Um ihren betroffenen Freund:innen und Bekannten der Queer und Trans* im nach der Explosion sofort Hilfe zu leisten, startet Salma von Berlin aus aber gemeinsam mit Siwar und Sasha, beide aus Beirut, eine Fundraisingkampagne. Doch die Kampagne dient, wie sie selbst zugibt, nicht nur dem Sammeln lebensnotwendiger Spenden, sondern auch als Ventil für die eigene Trauer. In diesem Moment der Ohnmacht und des Unverständnisses, vor allem darüber, dass ein so hoch gefährlicher Stoff ohne die notwendigen Sicherheitsvorkehrungen am Hafen gelagert wurde, darüber, dass der libanesischen Regierung ein paar Geldscheine wichtiger als das Leben ihrer eigenen Bevölkerung zu sein scheint, hilft es den dreien, aktiv zu werden.

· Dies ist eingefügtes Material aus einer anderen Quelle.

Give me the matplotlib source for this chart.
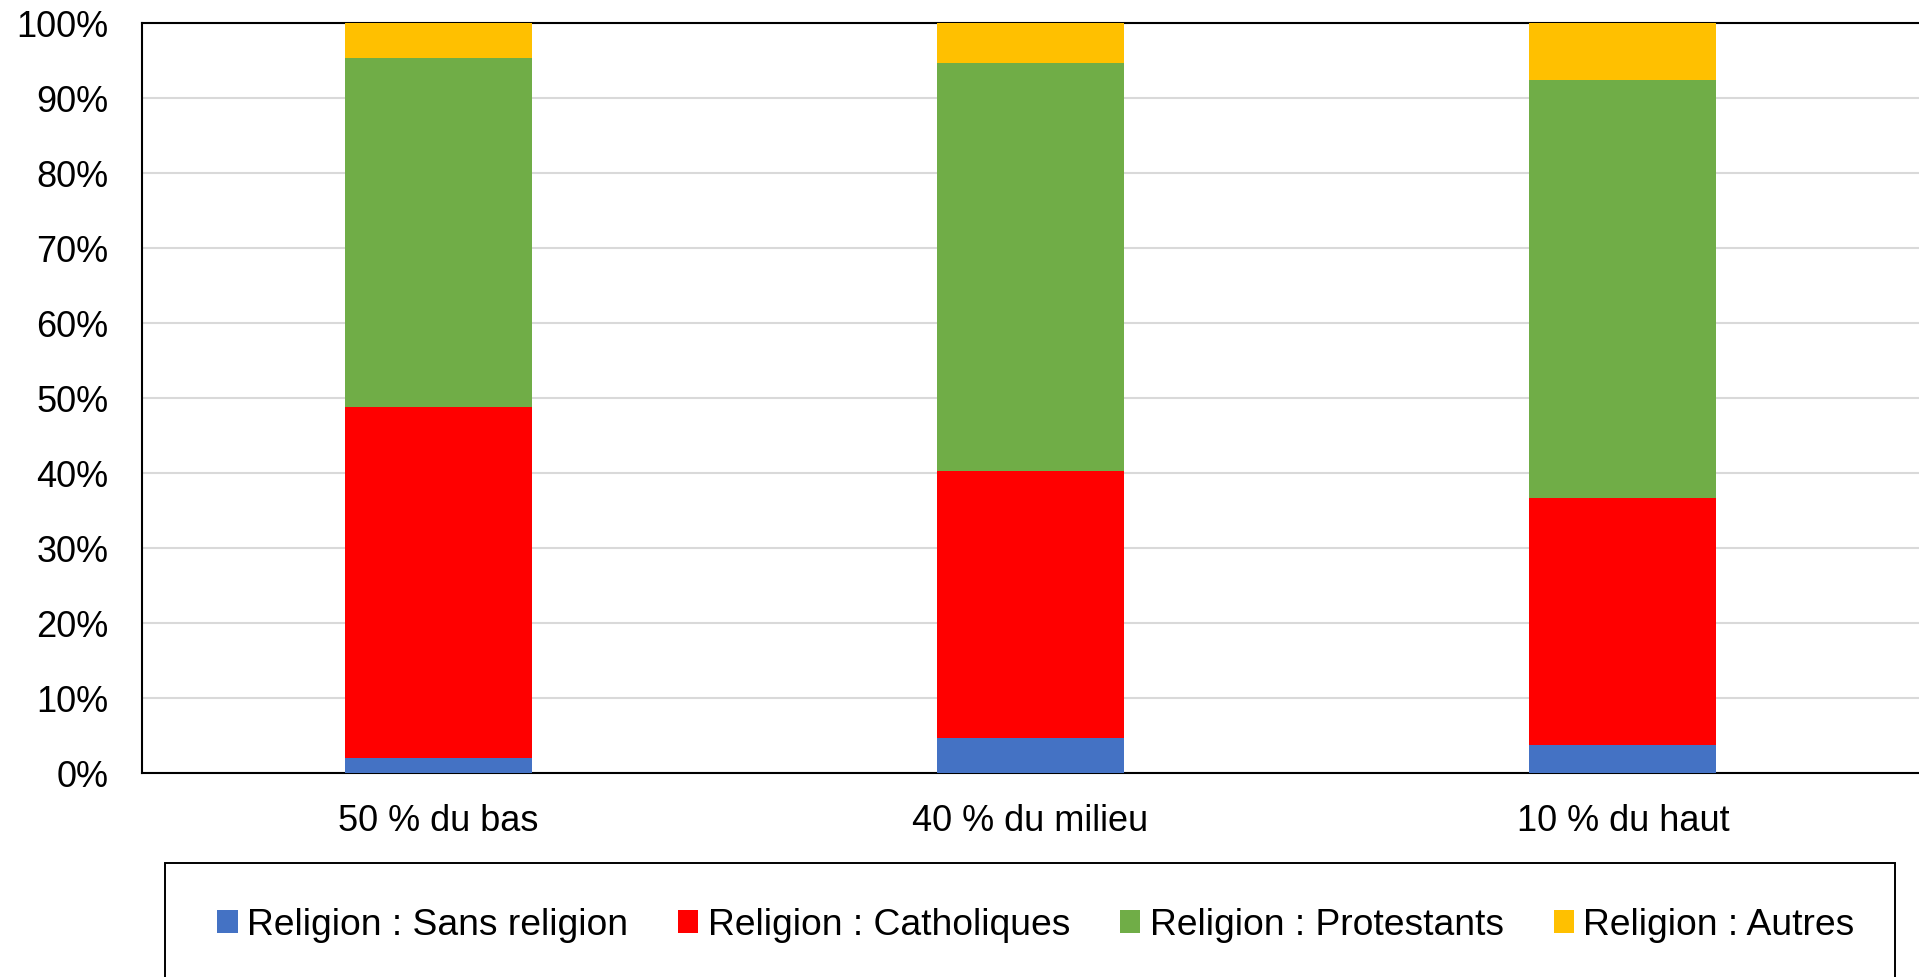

In Kollaboration mit Elias Karam, einem Freund, der in Amsterdam für die queere  NGO Stitching Secret Garden arbeitet,  starten sie mit einem Spendenziel von 6.000€ und sind bald überwältigt von der Welle der Hilfsbereitschaft, die ihnen entgegen strömt. Hauptsächlich Mitglieder der internationalen Queer und Trans* Community spenden, einige bekannte Gesichter sind sogar dabei. Als sie 80.000€ gesammelt haben, beenden sie die Kampagne obwohl sie sicherlich noch mehr hätten einnehmen können. „Wir hatten genug zusammen, damit 400 Menschen für 6 Monate lang ihren Lebensunterhalt bestreiten können.“, sagt Salma. „Deshalb haben wir entschieden, die Kampagne abzuschließen und uns um die Verteilung der Gelder zu kümmern.“

 

Zusammen mit der lokalen NGO Mosaik organisieren Salma, Siwar und Sasha die faire Vergabe der gesammelten Spenden. So konnten Betroffene sich ihre finanzielle Soforthilfe im Büro der Organisation in cash abholen. Ganz ohne Vorgaben oder Richtlinien möchte Salma und ihr Team die Gelder einsetzen. Die Menschen sollen selbst entscheiden können, wofür sie die Hilfen einsetzen. Doch der Betrag reicht aus, um für ca. sechs Monate Miete, Fixkosten und Essen zu bezahlen. Für ein paar Betroffene, die von der Explosion stark verletzt wurden, konnten auch die Operationskosten getragen werden.  „Die Betroffenen sollen diese sechs Monate bekommen, um sich zu sammeln, wieder auf die Beine zu kommen, mit ihrem Trauma umzugehen.“ Sie sollen sich in der Zeit nach der Katastrophe nicht noch mit Geldsorgen herumplagen sondern ihren Lebensunterhalt abgesichert wissen, zumindest so lange, bis sie wieder auf eigenen Beinen stehen können. 

Salma ist heute noch immer beeindruckt davon, wie viele Menschen aus ganz unterschiedlichen Teilen der Welt so schnell bereit waren, zu unterstützen. Dank der GoFundMe-Kampagne konnte sie und ihr Team es vielen ihrer Freund:innen und deren Freund:innen im Beiruter Hafenviertel ermöglichen, mit dem Trauma der Explosion langsam fertig zu werden und sich das eigene Leben erneut aufzubauen. 

 

Auch wenn die Menschen in Beirut fast zwei Jahre nach der Explosion noch mit den emotionalen und psychologischen Folgen der Katastrophe zu kämpfen hat, die Inflation das Leben schwer macht und der Libanon als Land immer mehr auseinanderbricht, funkelt das Wissen um die internationale Gemeinschaft, die sich in der erfolgreichen GoFundMe-Kampagne kristallisiert hat, wie ein kleiner Hoffnungsschimmer.